# Main topics of research

#### Model theory

Research topics in model theory include

- non-elementary model theory i.e. study of classes like homogeneous, excellent, abstract elementary and metric classes.
- infinitary logic, especially transfinite Ehrenfeucht-Fraïssé games are studied and in connection with these games the group studies non-structure theory, i.e. develops methods for constructing complicated models. Problems in this topic are often problems on trees, which has led the group to study combinatorial properties of uncountable trees.
- abstract model theory, e.g. generalized quantifiers.
- set theoretic model theory, e.g. transfer principles and universality of regular reduced products.

#### Set theory

Topics in set theory include various aspects of trees and transfinite games, usually arising from model theoretic questions. A new interest is generalized cardinal invariants.

#### Finite model theory

In finite model theory the group has started a vigorous investigation of generalized quantifiers on finite models.
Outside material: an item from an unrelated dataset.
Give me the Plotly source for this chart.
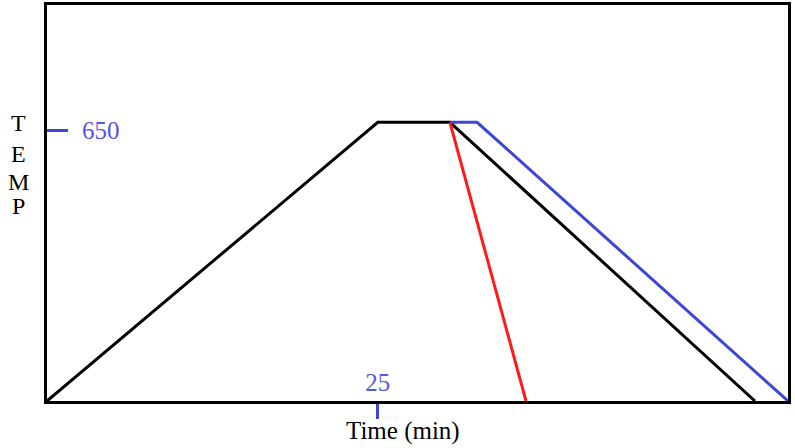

New methods for establishing non-expressibility results have been developed with a keen eye on the possibility of obtaining new hierarchy results for finite models.

#### Logic and analysis

In the topic of logic and analysis the group has studied

- first-order definability and expressibility in rings whose elements are complex analytic functions defined in a common domain, combining methods of classical complex analysis with those of logic and set theory.
- There is also some work done on Brownian motion with the help of nonstandard analysis.

#### Other topics

Other topics include eLearning, dependence logic and philosophy of mathematics.